Meal Planning: How Do I Stick with It?--simple tips on how to follow through with meal planning

Last week I posted about how to get started with meal planning.  I got a good response so I decided to do a little follow up post about how to stick with it once you’ve started.

Like with many good intentions, we start out strong.  But after a while, we can fall into the trap of complacency.  Life happens.  Other things take priority.  I totally get it!  However, I think it’s easier to stick with something when we think about our “why” or our reason for doing it in the first place.  Maybe your “why” for meal planning is to put healthier meals on the table.  Or maybe it’s that you want/need to stick within a budget.  Whatever it is, if it’s important to you, then you can remind yourself of your “why” when it comes time to do your meal planning each week (or however often you do it).

In my “how to get started” post, I mentioned a few tips that help make my life easier when planning out my family’s meals and I wanted to go into a little more depth and explain how each of these help me stick with meal planning.
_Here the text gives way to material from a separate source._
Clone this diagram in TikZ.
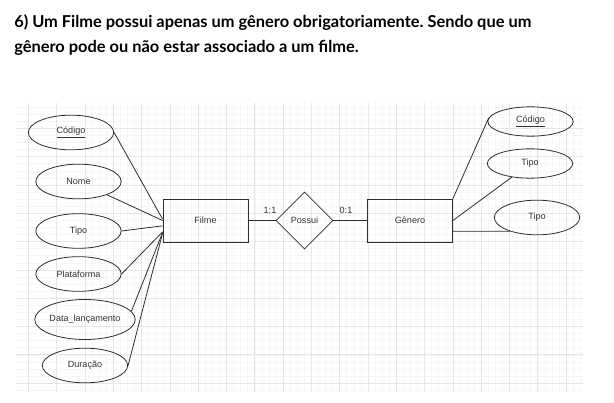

One tip I gave was to make a list of meals that you/your family like to eat.  By having a running list of meal options, it makes choosing what to make each week easier because you don’t have to think about it.  There have been weeks that I’m sure I wouldn’t have taken the time to meal plan if I didn’t have a list of meals to choose from.  I also have a few Pinterest boards that I refer to when I want to try something new.  If it works out and we want to make it again, I just add it to my list.

Meal Planning: How Do I Stick with It?--simple tips on how to follow through with meal planning

Another one I mentioned was my dry erase calendar.  It’s a five week calendar and I just fill in the dates and meals.  I like having a monthly calendar because it shows me what I’ve planned in the weeks prior so that I’m not repeating the same meals too often.  It helps me introduce a little more variety into our meals.  Plus, if there was a meal I didn’t make the week before for some reason, I can usually move it to the current week because it’s likely I’ll have all the ingredients needed.  One other way the calendar is useful is that I can put certain events on it that might require me to plan a different kind of meal based on time available.  For example, we had a movie night last week with our church group that started at 6.  My husband gets home at 5:30.  So when planning meals out at the beginning of the week, I knew that I either needed to make a meal ahead of time (like a crock pot meal) or it needed to be a low-prep meal (like breakfast for dinner).

Lastly, I try to do my meal planning and grocery shopping at the same times each week. We get our local grocery ad on Saturdays.  So on Saturday I will browse through the ad to see what kind of sales they are running and circle anything we need.  Then, when I sit down to meal plan–usually Saturday or Sunday–I have my ad with me and I can see if there is anything else I need to purchase based on the meals I’m making that week.  Monday is a double ad day, so I keep the ad from the week before to refer to as well.  It’s totally possible that there is an item in the previous week’s ad that I didn’t need last week, but I do this week.

Each of these tips helps me streamline my process so I get my meal planning done faster and it doesn’t feel like such a big task.  At first, it might be difficult to implement these changes into your schedule, but if you stick with it, I’m sure you’ll be glad you did.

What is your “why” for meal planning?